Most of the participants appeared to favor on-the-job learning at the workplace as the biggest contributor to shortening time-to-proficiency. It was noted that training experts increasingly believe that boundaries between learning and the workplace need to be diffused. It seems that involvement with the task and emotional loading of tasks amidst the realities of the workplace is the key driver as to why proficiency gets accelerated in actual workplace settings. “By and large, most things that happen in a training room are fairly ordinary. People are sitting there absorbing stuff, talking about stuff, and it’s not an emotional rollercoaster, let’s put it that way.

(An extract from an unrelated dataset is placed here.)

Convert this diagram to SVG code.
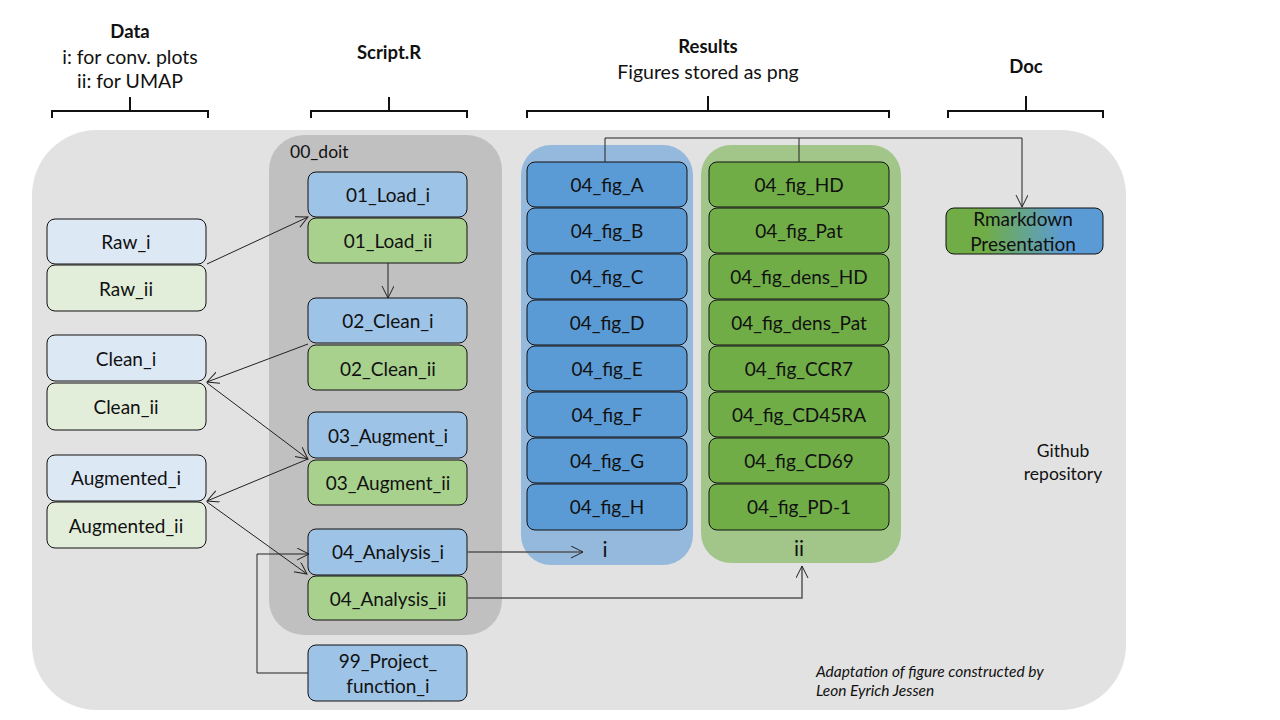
<svg xmlns="http://www.w3.org/2000/svg" width="1280" height="720" viewBox="0 0 1280 720">
<defs>
<marker id="ah" markerWidth="14" markerHeight="14" refX="12" refY="6" orient="auto" markerUnits="userSpaceOnUse">
<path d="M0,0 L12,6 L0,12" fill="none" stroke="#222" stroke-width="1"/>
</marker>
<linearGradient id="gr" x1="0" y1="0" x2="1" y2="0">
<stop offset="0" stop-color="#70ad47"/>
<stop offset="0.25" stop-color="#70ad47"/>
<stop offset="0.75" stop-color="#5b9bd5"/>
<stop offset="1" stop-color="#5b9bd5"/>
</linearGradient>
<style>
text{font-family:"Lato","Open Sans","Liberation Sans",sans-serif;fill:#111;text-anchor:middle}
.hd{font-weight:bold;font-size:18.5px}
.sub{font-size:19.5px}
.n{font-size:19px}
.nd rect{stroke:#111;stroke-width:1}
.lb{fill:#dde8f5}.lg{fill:#e2eed9}
.sb{fill:#9dc3e6}.sg{fill:#a9d18e}
.fb{fill:#5b9bd5}.fg{fill:#70ad47}
.br{fill:none;stroke:#111;stroke-width:2}
.c{fill:none;stroke:#222;stroke-width:1}
.c2{fill:none;stroke:#555;stroke-width:1.5}
</style>
</defs>
<rect width="1280" height="720" fill="#fff"/>
<!-- headers -->
<g id="headers">
<text class="hd" x="130" y="38">Data</text>
<text class="sub" x="130" y="64">i: for conv. plots</text>
<text class="sub" x="130" y="88">ii: for UMAP</text>
<text class="hd" x="389" y="59">Script.R</text>
<text class="hd" x="708" y="53">Results</text>
<text class="sub" x="708" y="79">Figures stored as png</text>
<text class="hd" x="1026" y="73">Doc</text>
<path class="br" d="M52,118 V111 H208 V118 M130,111 V97"/>
<path class="br" d="M311,118 V111 H467 V118 M389,111 V97"/>
<path class="br" d="M527,118 V111 H889 V118 M708,111 V96"/>
<path class="br" d="M948,118 V111 H1103 V118 M1026,111 V96"/>
</g>
<!-- containers -->
<g id="repo">
<rect x="32" y="130" width="1094" height="580" rx="65" fill="#e2e2e2"/>
<text x="1063" y="457" style="font-size:17.5px">Github</text>
<text x="1063" y="480" style="font-size:17.5px">repository</text>
<text x="816" y="677" style="font-size:15.5px;font-style:italic;text-anchor:start">Adaptation of figure constructed by</text>
<text x="816" y="696" style="font-size:15.5px;font-style:italic;text-anchor:start">Leon Eyrich Jessen</text>
</g>
<g id="doit">
<rect x="269" y="135" width="233" height="500" rx="35" fill="#c0c0c0"/>
<text x="290" y="158" style="font-size:17.5px;text-anchor:start">00_doit</text>
</g>
<g id="res_i">
<rect x="521" y="145" width="172" height="420" rx="30" fill="#95b9dd"/>
<text x="605" y="557" style="font-size:21px">i</text>
</g>
<g id="res_ii">
<rect x="701" y="145" width="200" height="418" rx="30" fill="#a2c68a"/>
<text x="799" y="556" style="font-size:21px">ii</text>
</g>
<!-- data nodes -->
<g id="raw_i" class="nd"><rect class="lb" x="47" y="219" width="159" height="45" rx="8"/><text class="n" x="126" y="249">Raw_i</text></g>
<g id="raw_ii" class="nd"><rect class="lg" x="47" y="265" width="159" height="46" rx="8"/><text class="n" x="126" y="296">Raw_ii</text></g>
<g id="clean_i" class="nd"><rect class="lb" x="47" y="335" width="159" height="46" rx="8"/><text class="n" x="126" y="366">Clean_i</text></g>
<g id="clean_ii" class="nd"><rect class="lg" x="47" y="383" width="159" height="47" rx="8"/><text class="n" x="126" y="414">Clean_ii</text></g>
<g id="aug_i" class="nd"><rect class="lb" x="47" y="455" width="159" height="46" rx="8"/><text class="n" x="126" y="485">Augmented_i</text></g>
<g id="aug_ii" class="nd"><rect class="lg" x="47" y="502" width="159" height="46" rx="8"/><text class="n" x="126" y="533">Augmented_ii</text></g>
<!-- script nodes -->
<g id="load_i" class="nd"><rect class="sb" x="308" y="172" width="159" height="45" rx="8"/><text class="n" x="388" y="202">01_Load_i</text></g>
<g id="load_ii" class="nd"><rect class="sg" x="308" y="218" width="159" height="45" rx="8"/><text class="n" x="388" y="248">01_Load_ii</text></g>
<g id="clean_s_i" class="nd"><rect class="sb" x="308" y="298" width="159" height="45" rx="8"/><text class="n" x="388" y="328">02_Clean_i</text></g>
<g id="clean_s_ii" class="nd"><rect class="sg" x="308" y="345" width="159" height="45" rx="8"/><text class="n" x="388" y="376">02_Clean_ii</text></g>
<g id="augment_i" class="nd"><rect class="sb" x="308" y="412" width="159" height="46" rx="8"/><text class="n" x="388" y="443">03_Augment_i</text></g>
<g id="augment_ii" class="nd"><rect class="sg" x="308" y="460" width="159" height="45" rx="8"/><text class="n" x="388" y="490">03_Augment_ii</text></g>
<g id="analysis_i" class="nd"><rect class="sb" x="308" y="529" width="159" height="46" rx="8"/><text class="n" x="388" y="559">04_Analysis_i</text></g>
<g id="analysis_ii" class="nd"><rect class="sg" x="308" y="576" width="159" height="44" rx="8"/><text class="n" x="388" y="606">04_Analysis_ii</text></g>
<g id="project" class="nd"><rect class="sb" x="308" y="645" width="159" height="56" rx="8"/><text class="n" x="388" y="668">99_Project_</text><text class="n" x="388" y="693">function_i</text></g>
<!-- figure nodes i -->
<g id="fig_A" class="nd"><rect class="fb" x="527" y="162" width="160" height="45" rx="8"/><text class="n" x="607" y="192">04_fig_A</text></g>
<g id="fig_B" class="nd"><rect class="fb" x="527" y="208" width="160" height="45" rx="8"/><text class="n" x="607" y="238">04_fig_B</text></g>
<g id="fig_C" class="nd"><rect class="fb" x="527" y="254" width="160" height="45" rx="8"/><text class="n" x="607" y="284">04_fig_C</text></g>
<g id="fig_D" class="nd"><rect class="fb" x="527" y="300" width="160" height="45" rx="8"/><text class="n" x="607" y="330">04_fig_D</text></g>
<g id="fig_E" class="nd"><rect class="fb" x="527" y="346" width="160" height="45" rx="8"/><text class="n" x="607" y="376">04_fig_E</text></g>
<g id="fig_F" class="nd"><rect class="fb" x="527" y="392" width="160" height="45" rx="8"/><text class="n" x="607" y="422">04_fig_F</text></g>
<g id="fig_G" class="nd"><rect class="fb" x="527" y="438" width="160" height="45" rx="8"/><text class="n" x="607" y="468">04_fig_G</text></g>
<g id="fig_H" class="nd"><rect class="fb" x="527" y="484" width="160" height="46" rx="8"/><text class="n" x="607" y="514">04_fig_H</text></g>
<!-- figure nodes ii -->
<g id="fig_HD" class="nd"><rect class="fg" x="709" y="162" width="180" height="45" rx="8"/><text class="n" x="799" y="192">04_fig_HD</text></g>
<g id="fig_Pat" class="nd"><rect class="fg" x="709" y="208" width="180" height="45" rx="8"/><text class="n" x="799" y="238">04_fig_Pat</text></g>
<g id="fig_dens_HD" class="nd"><rect class="fg" x="709" y="254" width="180" height="45" rx="8"/><text class="n" x="799" y="284">04_fig_dens_HD</text></g>
<g id="fig_dens_Pat" class="nd"><rect class="fg" x="709" y="300" width="180" height="45" rx="8"/><text class="n" x="799" y="330">04_fig_dens_Pat</text></g>
<g id="fig_CCR7" class="nd"><rect class="fg" x="709" y="346" width="180" height="45" rx="8"/><text class="n" x="799" y="376">04_fig_CCR7</text></g>
<g id="fig_CD45RA" class="nd"><rect class="fg" x="709" y="392" width="180" height="45" rx="8"/><text class="n" x="799" y="422">04_fig_CD45RA</text></g>
<g id="fig_CD69" class="nd"><rect class="fg" x="709" y="438" width="180" height="45" rx="8"/><text class="n" x="799" y="468">04_fig_CD69</text></g>
<g id="fig_PD1" class="nd"><rect class="fg" x="709" y="484" width="180" height="46" rx="8"/><text class="n" x="799" y="514">04_fig_PD-1</text></g>
<!-- doc -->
<g id="rmarkdown" class="nd"><rect x="946" y="208" width="157" height="46" rx="8" fill="url(#gr)"/><text class="n" x="1023" y="226">Rmarkdown</text><text class="n" x="1023" y="251">Presentation</text></g>
<!-- connectors -->
<g id="connectors">
<path class="c" d="M207,264 L308,217" marker-end="url(#ah)"/>
<path class="c" d="M388,263 V298" marker-end="url(#ah)"/>
<path class="c" d="M308,344 L207,382" marker-end="url(#ah)"/>
<path class="c" d="M207,383 L308,459" marker-end="url(#ah)"/>
<path class="c" d="M308,459 L207,501" marker-end="url(#ah)"/>
<path class="c" d="M207,502 L307,574" marker-end="url(#ah)"/>
<path class="c" d="M308,673 H257 V554 H309" marker-end="url(#ah)"/>
<path class="c2" d="M467,552 H583" marker-end="url(#ah)"/>
<path class="c2" d="M467,598 H802 V566" marker-end="url(#ah)"/>
<path class="c" d="M605,162 V138 H1022 V207" marker-end="url(#ah)"/>
<path class="c" d="M799,138 V162"/>
</g>
</svg>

Now if they’re learning stuff in the workplace, chances are there are a lot more emotions involved. It’s more real. It’s more immediate. There are other people directly involved. There are consequences for failure or success. All of those things put an emotional loading on whatever is learned and that means that learning will stick more. So in that sense, there’s a pretty good chance that it will stick better if it’s learned at the point of work rather than in a classroom. But it’s not because it’s formal or informal, it’s because of the way those memories are encoded and the richness of the sensory experience that’s going on when that encoding happens.”
On those lines, the majority of participants mentioned that on-the-job experience and social interactions at the workplace accounted for up to 90% of the total learning. It is suggested that this 90% part is mostly instrumental in increasing the pace of proficiency acquisition. Systematically leveraging on-the-job and workplace learning is fundamental to accelerating time-to-proficiency.